Shin Gojira fue toda una sorpresa después de haber visto la versión norteamericana de 2014. El monstruo se ve espectacular pero la película funciona la mayoría del tiempo a escala pequeña. Es una película de oficina, totalmente enfocada en los funcionarios del gobierno japonés que trabajan para tratar de entender y enfrentar a la criatura. Al principio parece limitarse a ser una simple denuncia de la burocracia, porque el infinito vaivén de permisos y jurisdicciones logra que nada pueda hacerse. Pero a medida que avanza, el elemento burocrático potencia el valor de verdad que le adjudicamos al problema. De alguna manera Anno nos mete de lleno en una situación donde temerle a Godzilla es estar constantemente preguntándonos qué es posible hacer y que no.

Entonces los informes, reuniones y comités devienen en otra cosa, lo que no quita que los momentos de mayor desastre en la ciudad puedan generar más angustia que adrenalina. En algunas de esas sencuencias aparecen rastros de Evangelion por su manera clara y didáctica de presentar las batallas. Para muchos Shin Gojira vendría a ser la versión que se ocupa de pensar narrativamente a las consecuencias del accidente de la planta nuclear de Fukujima en 2011, tal vez por eso las ideas de unidad y acción se sientan tan necesarias.
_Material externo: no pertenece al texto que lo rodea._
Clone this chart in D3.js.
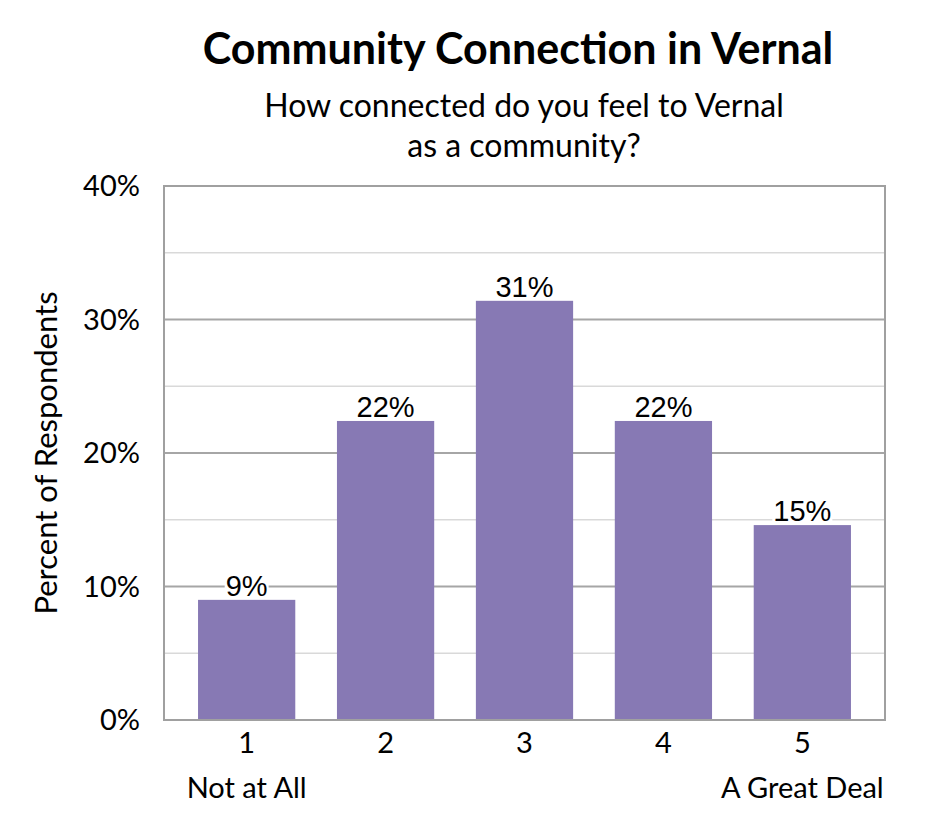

Más adelante, los personajes de la película empiezan a trabajar más orgánicamente, y así Japón empieza también a funcionar tanto orgánica como autónomamente, que es un punto clave si traemos a colación que Estados Unidos propone tirar una bomba atómica para solucionar el problema.


Hay una escena que me parece tan inverosímil como genial, y es el instante en el que logran congelar a la bestia tras un complicado operativo nacional que incorpora a casi todas las fuerzas en conjunto. Nadie festeja, nadie salta por los aires. A lo sumo se ve algún abrazo aislado. Lo que se ve son personajes que suspiran, se relajan. La escena es la historia de un trabajo terminado.

La Godzilla original, de Ishiro Honda (1954) termina distinto. Toda la película es distinta, cabe aclarar, pero en el momento del triunfo y sacrificio del científico los personajes de bote hacen una reverencia de honor. En la Godzilla de Honda no se trata de una necesaria convivencia con la bestia (ahora congelada) como en la versión de Anno, sino de una tragedia aún más dolorosa. Derrotar a Godzilla implica poner en uso a un arma mortífera que podríamos poner en la misma familia de las bombas atómicas. Todo esto en una película que -ya esto es algo conocido por todos- pone en escena explícitamente al dolor de la Segunda Guerra Mundial, filmada apenas 9 años después de las bombas de Hiroshima y Nagasaki, y repleta de imagenes que directamente copian a las de archivo de las bombas incendiarias cayendo sobre la ciudad.


Pero no se limita a ser solo una expresión de catársis, la contradicción del final tambien pone en evidencia a la derrota. El "destructor de oxígeno" creado por el científico se vuelve necesario, como si fuera una medicina crónica, de la que dependemos aún sufriendo sus efectos secundarios, a riesgo de perder la vida. La Godzilla de Honda tiene tanta fuerza como cualquier película italiana de posguerra, donde la cualidad suprema es la pasión, a punto tal que me pongo a pensar que el "no ver nada en Hiroshima" de Resnais probablemente sea una descripción literal de su película. En Godzilla estamos en Tokio, pero sentimos que lo vimos todo, y que necesitamos seguir viéndolo todo, aunque no se trate de documentos, sino del puro relato de la representación fantástica.

Cuando los personajes se debaten sobre el uso del arma, aparece una secuencia desgarradora que se ve en la televisión. Un coro femenino canta una lúgubre oda a la paz mientras se intercalan imágenes de sobrevivientes, refugiados y personal médico trabajando. No es necesario decir nada porque el rastro de la guerra es autoevidente. En ese punto subyace la potencia de la película de Honda, en ese travelling que se acerca al rostro de una madre con sus dos pequeños hijos, abrazándolos aterrorizada, diciéndoles que ya falta poco, que ya se termina todo, y que pronto se reunirán con su difunto padre.